The confirmation that OPEC+ would keep a cap on supply, instead of feeding the market with even more product and bringing it towards a closer equilibrium, drove traders into a buying frenzy for front-month Brent contracts, as the decision guarantees a tight supply picture in November and December.
Is the growing oil price becoming an unpredictable bubble? Traders are certainly considering when, and at what threshold, a price ceiling will begin to formulate.
The tight market was not met by any extra supply relief from OPEC+, which adds fuel to the supply-constrained oil price rally, but the spectacular third quarter rally can only be repeated in coming months should unusual circumstances – either climate events or unplanned supply outages – strike again.
Otherwise, the steady increase of OPEC+ volumes will gradually bring oil prices out of their deep backwardation.
OPEC+ producers will definitely be monitoring how the high prices affect sales, and also how the market balances evolve through the end of the year, so we expect more “action” from OPEC+ at the December meeting, once there are more clear signals on the winter weather risks and associated upside risk to oil demand.

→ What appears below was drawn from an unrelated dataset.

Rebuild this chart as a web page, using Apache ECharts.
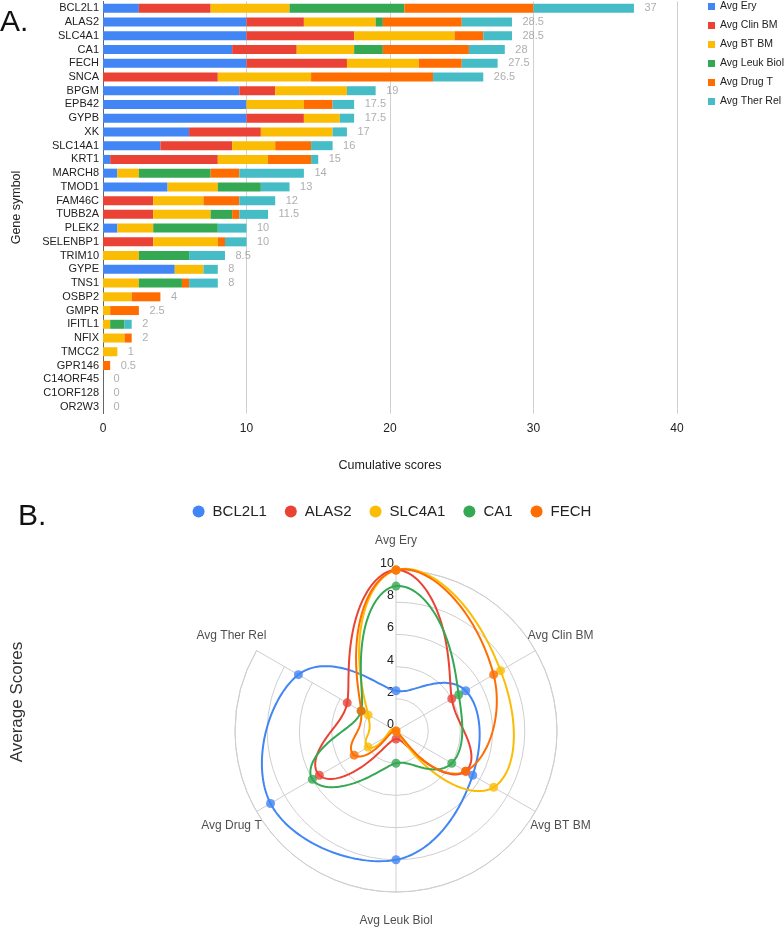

For now, OPEC+ has not come to the supply rescue, but at the same time, it hasn’t pulled the supply floor out from under the market. However, the market reaction is one of the strongest to essentially an already-known market outcome – that OPEC+ would stick to its chartered incremental tapering plan.
The market took the good news it was waiting for and ran with it. At the same time it is a market ripe with risk and many unknowns, and it has already demonstrated its capacity for speculation even at the slightest macro queues.
How fast Covid recovery plays out, how cold winter is, and how financial and money markets develop in the coming months can all tip the oil price scale.
The policy part may hold extra weight on the macro backdrop as 2021 comes to a close. Guidance on the opening of Nord Stream II could alleviate the winter energy crunch, Libyan presidential elections in December could trigger supply or egress disruptions in oil, and US Fed policy can make oil more or less expensive, in dollar terms, to name a few.
Traders are seeing no emergency action from the supply side to quell rising oil prices, and are adding value on the expectation that strong oil demand will materialize in the coming quarter.
As oil gets pricier by the day, buyers need to reassess how they react to such a sustained and upward cycle that hasn’t been witnessed since the so-called commodity “super-cycle” days of 2008 and 2011.